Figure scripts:
------------------------------------------------------------------------

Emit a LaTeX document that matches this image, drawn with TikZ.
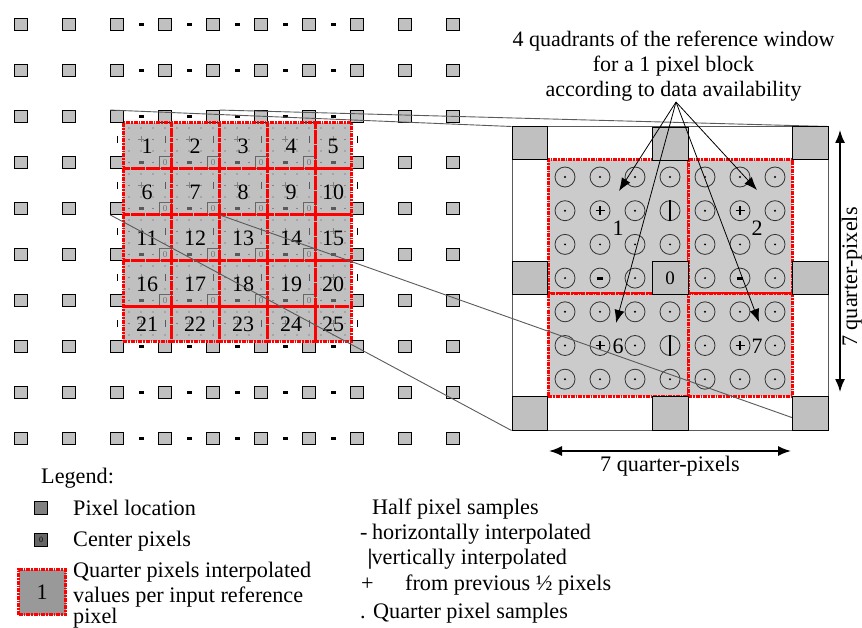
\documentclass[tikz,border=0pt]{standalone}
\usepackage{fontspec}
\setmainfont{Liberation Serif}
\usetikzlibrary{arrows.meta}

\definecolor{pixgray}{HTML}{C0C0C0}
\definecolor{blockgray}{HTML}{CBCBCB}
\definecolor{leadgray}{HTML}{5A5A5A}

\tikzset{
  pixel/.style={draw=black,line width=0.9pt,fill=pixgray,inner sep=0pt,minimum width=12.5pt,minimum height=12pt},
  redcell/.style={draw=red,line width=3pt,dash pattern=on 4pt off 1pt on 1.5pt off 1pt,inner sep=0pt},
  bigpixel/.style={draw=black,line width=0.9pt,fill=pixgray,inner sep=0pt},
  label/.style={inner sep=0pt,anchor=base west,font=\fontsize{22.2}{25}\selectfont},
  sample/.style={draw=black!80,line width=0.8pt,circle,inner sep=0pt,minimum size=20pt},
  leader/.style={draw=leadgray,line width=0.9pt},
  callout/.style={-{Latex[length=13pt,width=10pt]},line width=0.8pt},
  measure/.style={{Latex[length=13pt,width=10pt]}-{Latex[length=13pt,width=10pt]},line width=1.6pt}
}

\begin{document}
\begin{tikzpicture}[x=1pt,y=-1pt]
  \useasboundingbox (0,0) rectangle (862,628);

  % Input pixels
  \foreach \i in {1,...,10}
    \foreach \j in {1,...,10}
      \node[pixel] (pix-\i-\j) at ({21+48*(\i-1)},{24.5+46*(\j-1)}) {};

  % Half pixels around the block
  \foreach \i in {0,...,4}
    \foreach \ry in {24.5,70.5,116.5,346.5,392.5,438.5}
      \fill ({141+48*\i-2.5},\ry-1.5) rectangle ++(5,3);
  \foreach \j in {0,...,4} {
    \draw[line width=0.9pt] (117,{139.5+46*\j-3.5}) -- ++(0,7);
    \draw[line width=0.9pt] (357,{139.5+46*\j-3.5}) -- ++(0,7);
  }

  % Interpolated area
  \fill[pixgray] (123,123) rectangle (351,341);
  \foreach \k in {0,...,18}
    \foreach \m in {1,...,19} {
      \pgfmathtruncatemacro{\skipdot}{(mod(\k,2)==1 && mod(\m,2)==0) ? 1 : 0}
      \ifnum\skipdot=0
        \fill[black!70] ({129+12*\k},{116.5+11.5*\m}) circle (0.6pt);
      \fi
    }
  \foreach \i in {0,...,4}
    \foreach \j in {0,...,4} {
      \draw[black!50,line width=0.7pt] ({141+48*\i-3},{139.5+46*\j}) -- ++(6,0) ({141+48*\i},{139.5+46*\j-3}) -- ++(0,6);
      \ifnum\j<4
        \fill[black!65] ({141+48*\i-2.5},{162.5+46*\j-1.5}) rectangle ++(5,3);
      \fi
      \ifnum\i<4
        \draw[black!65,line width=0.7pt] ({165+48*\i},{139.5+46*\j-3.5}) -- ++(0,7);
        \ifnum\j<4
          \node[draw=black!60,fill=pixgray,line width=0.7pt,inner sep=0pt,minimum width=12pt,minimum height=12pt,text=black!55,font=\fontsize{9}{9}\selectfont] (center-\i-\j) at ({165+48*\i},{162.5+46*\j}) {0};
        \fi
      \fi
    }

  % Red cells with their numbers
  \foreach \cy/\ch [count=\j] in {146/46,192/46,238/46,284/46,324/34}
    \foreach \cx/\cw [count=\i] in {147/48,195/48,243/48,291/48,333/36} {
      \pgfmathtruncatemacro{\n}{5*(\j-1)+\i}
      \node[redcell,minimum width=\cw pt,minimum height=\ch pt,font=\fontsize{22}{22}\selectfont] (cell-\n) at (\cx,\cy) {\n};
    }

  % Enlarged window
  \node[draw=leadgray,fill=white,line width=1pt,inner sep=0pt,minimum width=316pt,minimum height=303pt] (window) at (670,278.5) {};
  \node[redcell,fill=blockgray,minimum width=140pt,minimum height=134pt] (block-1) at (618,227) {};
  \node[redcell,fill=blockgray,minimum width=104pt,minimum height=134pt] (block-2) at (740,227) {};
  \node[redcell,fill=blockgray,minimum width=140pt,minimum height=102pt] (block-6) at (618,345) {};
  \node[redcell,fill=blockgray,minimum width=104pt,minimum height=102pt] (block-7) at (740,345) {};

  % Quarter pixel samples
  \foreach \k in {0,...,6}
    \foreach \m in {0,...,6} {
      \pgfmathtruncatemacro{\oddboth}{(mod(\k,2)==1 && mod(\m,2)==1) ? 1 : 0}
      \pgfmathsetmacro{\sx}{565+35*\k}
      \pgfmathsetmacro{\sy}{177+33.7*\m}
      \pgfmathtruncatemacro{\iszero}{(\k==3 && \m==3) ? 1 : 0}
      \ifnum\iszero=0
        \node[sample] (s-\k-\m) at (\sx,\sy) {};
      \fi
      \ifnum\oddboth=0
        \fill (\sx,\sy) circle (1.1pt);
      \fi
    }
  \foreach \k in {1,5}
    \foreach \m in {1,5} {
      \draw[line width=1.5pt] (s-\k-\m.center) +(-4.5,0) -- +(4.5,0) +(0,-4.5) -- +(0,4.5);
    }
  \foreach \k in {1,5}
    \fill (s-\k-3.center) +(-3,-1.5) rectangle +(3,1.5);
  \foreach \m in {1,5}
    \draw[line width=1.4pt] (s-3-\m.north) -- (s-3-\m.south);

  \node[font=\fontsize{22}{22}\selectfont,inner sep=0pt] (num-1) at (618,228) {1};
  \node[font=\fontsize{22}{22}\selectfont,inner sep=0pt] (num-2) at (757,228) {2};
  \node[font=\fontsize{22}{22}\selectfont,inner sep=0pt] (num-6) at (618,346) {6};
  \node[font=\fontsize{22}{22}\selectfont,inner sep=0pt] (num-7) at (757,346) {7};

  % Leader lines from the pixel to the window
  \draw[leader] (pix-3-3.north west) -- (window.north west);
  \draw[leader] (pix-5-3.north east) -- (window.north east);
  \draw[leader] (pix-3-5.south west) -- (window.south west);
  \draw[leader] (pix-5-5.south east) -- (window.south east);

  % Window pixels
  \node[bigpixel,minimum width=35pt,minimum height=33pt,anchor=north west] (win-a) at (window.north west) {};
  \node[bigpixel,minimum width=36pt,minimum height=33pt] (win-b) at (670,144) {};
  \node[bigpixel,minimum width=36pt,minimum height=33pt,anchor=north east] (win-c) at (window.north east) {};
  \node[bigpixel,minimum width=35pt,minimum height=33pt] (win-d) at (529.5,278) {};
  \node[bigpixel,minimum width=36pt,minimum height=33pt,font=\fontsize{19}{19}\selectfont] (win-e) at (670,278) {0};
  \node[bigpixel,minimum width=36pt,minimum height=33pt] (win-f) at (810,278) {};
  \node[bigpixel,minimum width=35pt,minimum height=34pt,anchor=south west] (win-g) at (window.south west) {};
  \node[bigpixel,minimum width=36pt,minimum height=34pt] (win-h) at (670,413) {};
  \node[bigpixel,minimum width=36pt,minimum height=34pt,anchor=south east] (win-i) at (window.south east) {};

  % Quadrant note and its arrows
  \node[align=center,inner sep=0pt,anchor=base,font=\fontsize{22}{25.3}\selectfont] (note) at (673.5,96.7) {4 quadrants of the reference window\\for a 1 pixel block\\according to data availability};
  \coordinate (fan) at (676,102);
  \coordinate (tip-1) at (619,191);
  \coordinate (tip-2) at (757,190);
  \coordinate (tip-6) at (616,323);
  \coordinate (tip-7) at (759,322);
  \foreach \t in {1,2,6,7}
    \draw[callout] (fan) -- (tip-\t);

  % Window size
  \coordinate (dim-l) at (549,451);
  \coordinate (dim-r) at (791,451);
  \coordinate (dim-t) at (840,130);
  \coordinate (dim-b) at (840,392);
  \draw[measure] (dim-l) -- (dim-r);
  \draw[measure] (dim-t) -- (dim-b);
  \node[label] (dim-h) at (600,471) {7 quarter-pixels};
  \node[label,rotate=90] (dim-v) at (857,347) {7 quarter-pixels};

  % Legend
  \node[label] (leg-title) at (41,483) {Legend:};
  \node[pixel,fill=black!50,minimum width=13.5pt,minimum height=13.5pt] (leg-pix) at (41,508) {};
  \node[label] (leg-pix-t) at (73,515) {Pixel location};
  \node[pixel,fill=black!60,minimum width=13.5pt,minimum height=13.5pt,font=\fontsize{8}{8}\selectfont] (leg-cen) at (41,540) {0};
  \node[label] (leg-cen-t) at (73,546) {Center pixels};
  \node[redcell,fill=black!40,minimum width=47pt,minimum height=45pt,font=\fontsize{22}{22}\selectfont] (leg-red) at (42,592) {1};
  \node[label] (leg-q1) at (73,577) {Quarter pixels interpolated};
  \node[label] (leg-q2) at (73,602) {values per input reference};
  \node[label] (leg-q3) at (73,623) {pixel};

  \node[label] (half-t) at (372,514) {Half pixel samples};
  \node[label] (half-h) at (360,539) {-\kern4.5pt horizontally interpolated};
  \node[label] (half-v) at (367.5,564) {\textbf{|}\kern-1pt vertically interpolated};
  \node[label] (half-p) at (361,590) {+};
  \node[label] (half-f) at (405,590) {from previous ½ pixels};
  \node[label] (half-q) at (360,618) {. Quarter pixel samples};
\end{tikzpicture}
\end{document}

------------------------------------------------------------------------

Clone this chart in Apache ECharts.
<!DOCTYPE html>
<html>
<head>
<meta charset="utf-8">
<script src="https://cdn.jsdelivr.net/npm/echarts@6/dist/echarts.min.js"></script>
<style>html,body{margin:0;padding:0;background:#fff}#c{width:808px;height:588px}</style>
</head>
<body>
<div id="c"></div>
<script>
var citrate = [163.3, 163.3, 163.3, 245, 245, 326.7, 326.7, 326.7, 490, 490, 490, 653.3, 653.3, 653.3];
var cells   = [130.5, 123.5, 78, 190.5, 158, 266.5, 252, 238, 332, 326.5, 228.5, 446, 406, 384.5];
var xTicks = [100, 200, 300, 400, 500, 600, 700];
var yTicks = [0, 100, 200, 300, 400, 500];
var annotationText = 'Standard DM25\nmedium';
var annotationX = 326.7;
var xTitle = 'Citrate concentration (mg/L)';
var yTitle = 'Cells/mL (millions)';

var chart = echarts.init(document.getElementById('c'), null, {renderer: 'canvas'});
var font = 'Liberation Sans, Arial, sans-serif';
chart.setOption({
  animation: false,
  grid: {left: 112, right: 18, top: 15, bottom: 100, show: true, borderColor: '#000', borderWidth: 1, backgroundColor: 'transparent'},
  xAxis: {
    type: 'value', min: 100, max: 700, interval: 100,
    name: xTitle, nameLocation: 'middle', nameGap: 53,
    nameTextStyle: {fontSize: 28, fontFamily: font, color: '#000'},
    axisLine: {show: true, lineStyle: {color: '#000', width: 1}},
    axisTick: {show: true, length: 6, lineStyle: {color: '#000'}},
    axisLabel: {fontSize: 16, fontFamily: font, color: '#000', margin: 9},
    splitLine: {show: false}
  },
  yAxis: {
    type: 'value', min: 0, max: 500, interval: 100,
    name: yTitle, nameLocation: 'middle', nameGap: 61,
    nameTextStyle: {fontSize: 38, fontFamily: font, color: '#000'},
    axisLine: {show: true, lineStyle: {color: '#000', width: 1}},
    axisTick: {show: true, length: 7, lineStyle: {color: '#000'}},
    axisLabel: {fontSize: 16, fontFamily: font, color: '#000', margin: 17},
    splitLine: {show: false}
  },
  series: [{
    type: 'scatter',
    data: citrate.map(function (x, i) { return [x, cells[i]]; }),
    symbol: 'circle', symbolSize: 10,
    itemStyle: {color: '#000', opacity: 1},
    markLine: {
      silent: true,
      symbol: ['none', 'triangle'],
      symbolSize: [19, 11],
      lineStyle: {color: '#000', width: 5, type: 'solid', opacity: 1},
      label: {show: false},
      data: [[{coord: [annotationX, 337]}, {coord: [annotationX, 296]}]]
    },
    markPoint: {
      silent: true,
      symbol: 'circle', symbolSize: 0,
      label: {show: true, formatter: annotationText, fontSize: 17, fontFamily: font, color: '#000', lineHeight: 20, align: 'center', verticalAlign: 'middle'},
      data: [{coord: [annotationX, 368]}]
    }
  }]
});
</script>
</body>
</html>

------------------------------------------------------------------------

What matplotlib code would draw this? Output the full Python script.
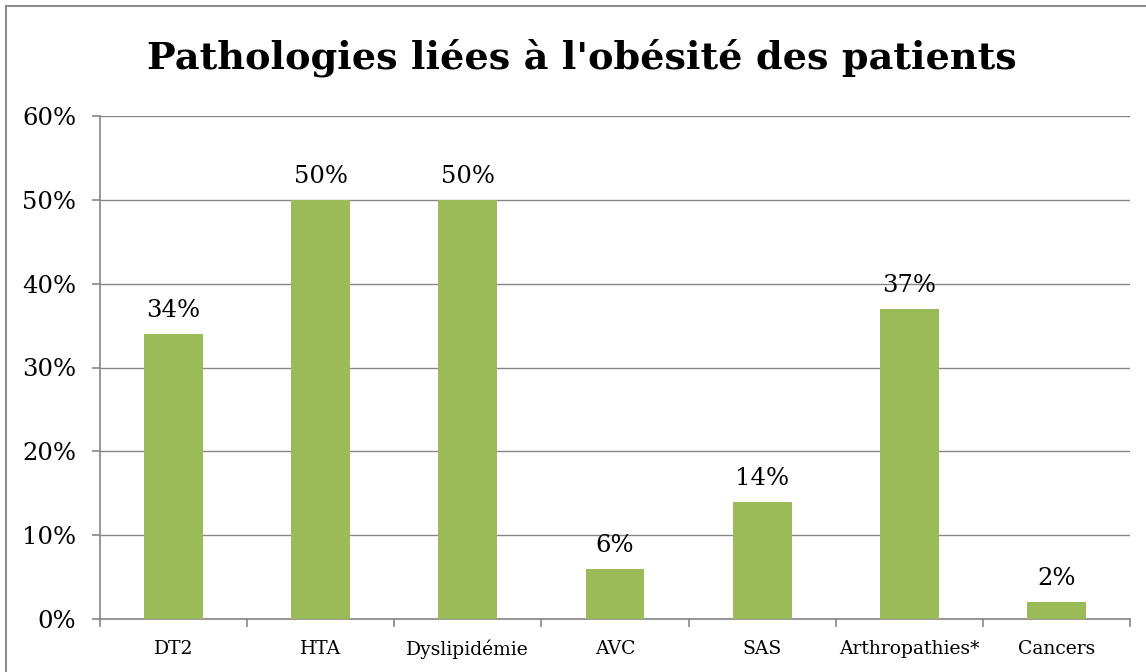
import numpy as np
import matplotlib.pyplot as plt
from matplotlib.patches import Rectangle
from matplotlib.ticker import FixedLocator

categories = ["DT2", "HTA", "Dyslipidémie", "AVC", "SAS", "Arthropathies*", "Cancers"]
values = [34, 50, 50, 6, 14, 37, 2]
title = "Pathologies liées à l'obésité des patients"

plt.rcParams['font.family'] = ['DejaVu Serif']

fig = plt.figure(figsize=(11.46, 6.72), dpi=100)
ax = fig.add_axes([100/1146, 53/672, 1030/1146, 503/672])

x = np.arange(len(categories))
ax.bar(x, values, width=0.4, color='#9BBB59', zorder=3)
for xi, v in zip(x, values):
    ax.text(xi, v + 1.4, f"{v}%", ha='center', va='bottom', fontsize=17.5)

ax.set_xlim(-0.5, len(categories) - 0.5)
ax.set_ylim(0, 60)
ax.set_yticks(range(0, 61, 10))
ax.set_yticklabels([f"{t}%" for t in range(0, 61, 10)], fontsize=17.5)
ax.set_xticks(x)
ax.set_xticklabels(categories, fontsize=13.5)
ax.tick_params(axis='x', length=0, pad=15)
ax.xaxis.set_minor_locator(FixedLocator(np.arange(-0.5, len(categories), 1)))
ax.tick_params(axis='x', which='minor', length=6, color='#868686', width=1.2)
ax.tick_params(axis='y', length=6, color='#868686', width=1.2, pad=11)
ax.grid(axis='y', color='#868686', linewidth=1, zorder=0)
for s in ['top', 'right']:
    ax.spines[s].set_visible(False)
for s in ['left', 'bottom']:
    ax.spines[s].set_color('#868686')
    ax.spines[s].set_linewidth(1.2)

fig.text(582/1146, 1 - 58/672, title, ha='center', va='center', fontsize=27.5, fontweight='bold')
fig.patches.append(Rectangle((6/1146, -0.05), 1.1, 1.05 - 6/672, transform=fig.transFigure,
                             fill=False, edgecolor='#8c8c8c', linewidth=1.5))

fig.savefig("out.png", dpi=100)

------------------------------------------------------------------------

# Set problem:
Please quote only the span of lines whose first line contains "What matplotlib code" and whose last line contains "from matplotlib.ticker import FixedLocator", leaving every picture out.

# Result of the task:
What matplotlib code would draw this? Output the full Python script.
import numpy as np
import matplotlib.pyplot as plt
from matplotlib.patches import Rectangle
from matplotlib.ticker import FixedLocator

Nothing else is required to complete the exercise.